Laporan HPN (2) :Catatan Tercecer di Kota Nopan

KOTA NOPAN.

Ada catatan tercecer dari perjalanan rombongan 28 orang Pengurus PWI Sumbar menuju HPN Medan 8 -12 Januari. Lokus kejadian adalah di Kota Nopan kabupaten Mandailing Natal (Madina).

Senin (6/2) pukul 19.45 Wib, mobil bus merek Dinding Pangeran yang dikemudikan Anto berbelok dan berhenti di sebuah rumah makan kecil. Saya dan semua penumpang pun turun. “Ini rumah makan Islam dan halal, aman ” kata sopir bus kami.

Seorang laki laki separo baya berkupiah putih memberikan keyakinan kepada kami bahwa kedai nasi ini adalah kadai nasi halal. Keyakinan itu ditambah dengan tampilnya dua pelayan dua gadis cantik dengan busana muslimah, pakai jilbab tentunya.

Saya bisa sedikit sedikit menggunakan bahasa Batak, langsung bertanya kedua gadis pelayan yang senyum ramah itu. “A ha gulai na (apa sambal nya?)” ucap saya.

Saya memang memilih makan malam dulu, baru kemudian me laksanakan salat Isya dan Jamak salat Magrib.

Kontan langsung meluncur dengan cepat bahasa Tapanuli dari si pelayan, kata kata yang hanya saya mengerti saparohnya saja. “Adong ikan salaaai ” terdengar ucapan salah satu kalimat yang saya pahami, sementara kalimat kalimat lain yang menyebut gulai ikan,daging dan ayam, otak saya bisa merekamnya.

Maka tak panjang pikir, saya bilang saja, Olo ikan salai!. Dihidanglah nasi dengan ikan salai, ada sepiring kecil gulai paku dan sedikit ikan asin kentang. “Enak makannya pak hajji!” sapa rekan Edi Jarot Pemred Koran Padang.

Ternyata Edi Jarot yang didampingi Tek Bayanya, isteri beliau, Ibu Putri membawa bekal berupa satu tenong goreng jengkol muda dengan ikan siam kering ditambah satu taperwer goreng kacang tanah pakai teri.

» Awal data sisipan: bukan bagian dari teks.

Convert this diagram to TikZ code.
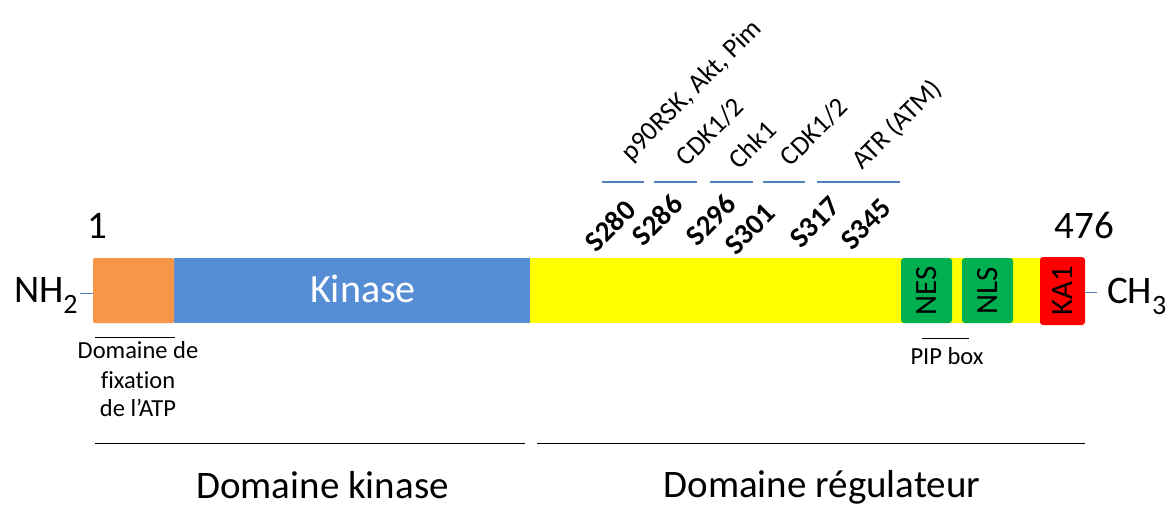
\documentclass[tikz,border=0pt]{standalone}
\usepackage{fontspec}
\setmainfont{Carlito}[Ligatures=NoCommon]
\definecolor{cOrange}{HTML}{F79646}
\definecolor{cBlue}{HTML}{558ED5}
\definecolor{cYellow}{HTML}{FFFF00}
\definecolor{cGreen}{HTML}{00B050}
\definecolor{cRed}{HTML}{FF0000}
\definecolor{cLine}{HTML}{4F81BD}
\tikzset{
  protbox/.style={minimum height=65pt, inner sep=0pt, outer sep=0pt},
  motif/.style={minimum width=51pt, minimum height=65pt, inner sep=0pt, rounded corners=3pt, fill=cGreen, font=\fontsize{31}{36}\selectfont},
  site/.style={rotate=45, inner sep=0pt, font=\fontsize{29}{34}\selectfont\bfseries},
  kin/.style={rotate=45, inner sep=0pt, font=\fontsize{27}{32}\selectfont},
  smalltxt/.style={inner sep=0pt, font=\fontsize{24.5}{29}\selectfont},
  bigtxt/.style={inner sep=0pt, font=\fontsize{39}{46}\selectfont},
  blueline/.style={draw=cLine, line width=1.5pt},
  blackline/.style={draw=black, line width=1pt},
}
\begin{document}
\begin{tikzpicture}[x=1pt,y=-1pt]
\useasboundingbox (0,0) rectangle (1168,507);
% main domains
\node[protbox, fill=cYellow, minimum width=532pt] (yellow) at (796,290.5) {};
\node[protbox, fill=cBlue, minimum width=356pt] (blue) at (352,290.5) {};
\node[protbox, fill=cOrange, minimum width=81pt, rounded corners=2pt] (orange) at (133.5,290.5) {};
\node[inner sep=0pt, text=white, font=\fontsize{40}{46}\selectfont, anchor=base] (kinase) at (363,302) {Kinase};
\node[motif] (nes) at (926.5,290.5) {\rotatebox{90}{NES}};
\node[motif] (nls) at (987.5,290.5) {\rotatebox{90}{NLS}};
\node[motif, fill=cRed, minimum width=45pt, minimum height=68pt] (ka1) at (1062.5,291) {\rotatebox{90}{KA1}};
% termini
\node[bigtxt, anchor=base west, outer sep=3pt] (nh2) at (11,302) {NH\raisebox{-0.3em}{\fontsize{28}{32}\selectfont 2}};
\node[bigtxt, anchor=base west, outer sep=5pt] (ch3) at (1102,303) {CH\raisebox{-0.3em}{\fontsize{28}{32}\selectfont 3}};
\coordinate (nhl) at (80,293);
\coordinate (chl) at (1097,292);
\draw[draw=cLine, line width=1pt] (nhl) -- (orange.west |- nhl);
\draw[draw=cLine, line width=1pt] (ka1.east |- chl) -- (chl);
\node[bigtxt, anchor=base] (n1) at (97.5,238) {1};
\node[bigtxt, anchor=base] (n476) at (1084.5,238) {476};
% ATP binding
\coordinate (atpa) at (95,337);
\coordinate (atpb) at (175,337);
\draw[blackline] (atpa) -- (atpb);
\node[smalltxt, anchor=base] (atp1) at (138,358) {Domaine de};
\node[smalltxt, anchor=base] (atp2) at (138,388) {fixation};
\node[smalltxt, anchor=base] (atp3) at (138,416) {de l’ATP};
% PIP box
\coordinate (pipa) at (922,338);
\coordinate (pipb) at (969,338);
\draw[blackline] (pipa) -- (pipb);
\node[smalltxt, anchor=base] (pip) at (947,364) {PIP box};
% phosphosites
\node[site] (s280) at (610,226) {S280};
\node[site] (s286) at (657,220) {S286};
\node[site] (s296) at (711,220) {S296};
\node[site] (s301) at (750,229) {S301};
\node[site] (s317) at (815,222) {S317};
\node[site] (s345) at (866,224) {S345};
% kinase groups
\coordinate (b1a) at (602,182); \coordinate (b1b) at (644,182);
\coordinate (b2a) at (654,182); \coordinate (b2b) at (697,182);
\coordinate (b3a) at (710,182); \coordinate (b3b) at (753,182);
\coordinate (b4a) at (763,182); \coordinate (b4b) at (805,182);
\coordinate (b5a) at (817,182); \coordinate (b5b) at (900,182);
\draw[blueline] (b1a) -- (b1b);
\draw[blueline] (b2a) -- (b2b);
\draw[blueline] (b3a) -- (b3b);
\draw[blueline] (b4a) -- (b4b);
\draw[blueline] (b5a) -- (b5b);
\node[kin] (k1) at (692,91) {p90RSK, Akt, Pim};
\node[kin] (k2) at (710,132) {CDK1/2};
\node[kin] (k3) at (752,145) {Chk1};
\node[kin] (k4) at (814,132) {CDK1/2};
\node[kin] (k5) at (897,125) {ATR (ATM)};
% domain brackets
\coordinate (dka) at (95,443); \coordinate (dkb) at (525,443);
\coordinate (dra) at (537,443); \coordinate (drb) at (1085,443);
\draw[blackline] (dka) -- (dkb);
\draw[blackline] (dra) -- (drb);
\node[bigtxt, anchor=base] (dk) at (322.5,498) {Domaine kinase};
\node[bigtxt, anchor=base] (dr) at (822,497) {Domaine régulateur};
\end{tikzpicture}
\end{document}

Edi Jarot juga memesan paket hidangan seperti yang saya lahap.

“Silakan pak Hajji , lapir lah goreng jaring ini, ini lemak ini” ujar Edi Jarot berbasa kepada saya.Tak berbasa, saya langsung saja sendoki pindah ke piring nasi saya goreng jaring muda buatan isteri Edi Jarot, sambal “kenegaraan” saya yang sering dibuatkan “Tek Baya” (isteri red)

Udara yang dingin perut lapar apalagi telah melewati perjalanan mobil dihoyak kiri kanan lantaran jalan berlubang, mulai dari Simpang Gadut Agam sampai ke Koto Nopan, tentu saja membuat makan saya sangat lahap, betapa lapuk lapaknya makan saya jelang salat Isya itu.